Here we all were, playing at Torquay United for whatever reason, and we were giving it a right good go. Towards the end of the season we signed Stevie Adams, a great lad who had been a youngster at Plymouth Argyle when I was there, and who fitted in straightaway. The only problem for Stevie was that after being nicknamed ‘the ghost’ at Plymouth Argyle, due to his translucent skin and skulking demeanour, we nicknamed him ‘the ghoul’ at Torquay United (without even knowing his previous nickname). From a ghost to a ghoul in the space of a couple of days, how’s your luck. He was also on the receiving end of one of Bucks’s rants (all managers do them). As usual, Stevie was totally innocent but as Bucks was shouting away, the morning after a home defeat, Stevie tried to butt in with something along the lines of ‘Yeah gaffer, but that’s not your fault. We have got to do better.’
Poor old Stevie only got to ‘but’, when Bucks stopped him in his tracks and shouted, ‘Shut up Stevie, just shut up and do your fucking job would you? You’re so fucking negative.’
The lads couldn’t help but chuckle away. It was even funnier knowing what a good lad he was, and that he was actually trying to stick up for the manager a bit. That’s what you get for arse licking – we didn’t mention that much afterwards either. Suffice to say he didn’t bother again.

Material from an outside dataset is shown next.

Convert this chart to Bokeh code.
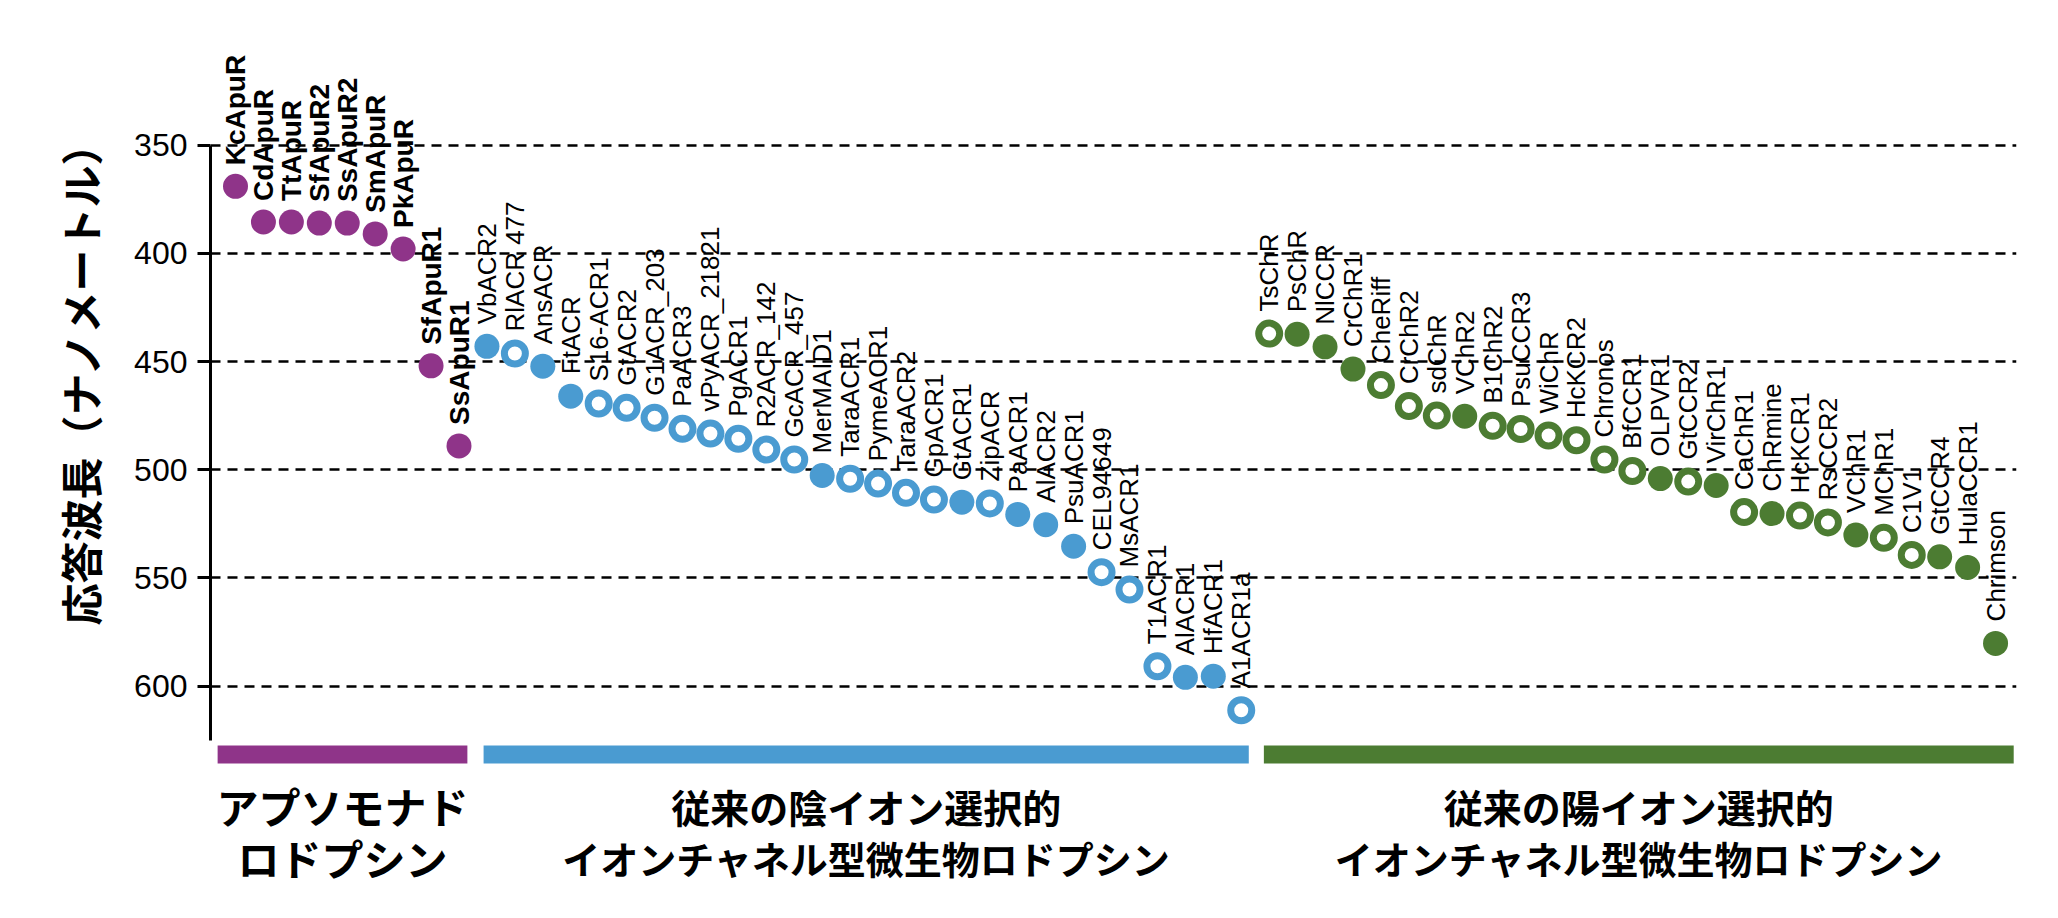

We had good runs in both the FA Cup and the FA Trophy, the latter a competition that at first we dismissed, but, as more games were won and with Wembley in our sights, we then took a little more seriously. The season was coming to an end, and we were still in with an outside chance of automatic promotion, but the reality was probably going to be more play-offs, and for me, the fourth I would be involved with in the last five seasons. Football has a funny way of throwing up the inevitable, and with our local rivals Exeter City finishing the season really strongly – this after trailing us by nearly twenty points at one time – our remaining results meant that we would have to meet each other in the play-offs. It was an incredible situation for the team, as not only were we to play Exeter City over two legs, but we had also reached the final of the FA Trophy. This meant that we would be playing at Wembley once, if not twice, in the space of a few weeks. We had beaten York City over two legs in the semi-final of the cup, which was a great achievement for Torquay United, and had been a great chance for the players and fans to go to the national stadium – we had also flown to York, which saved us a ten-hour journey.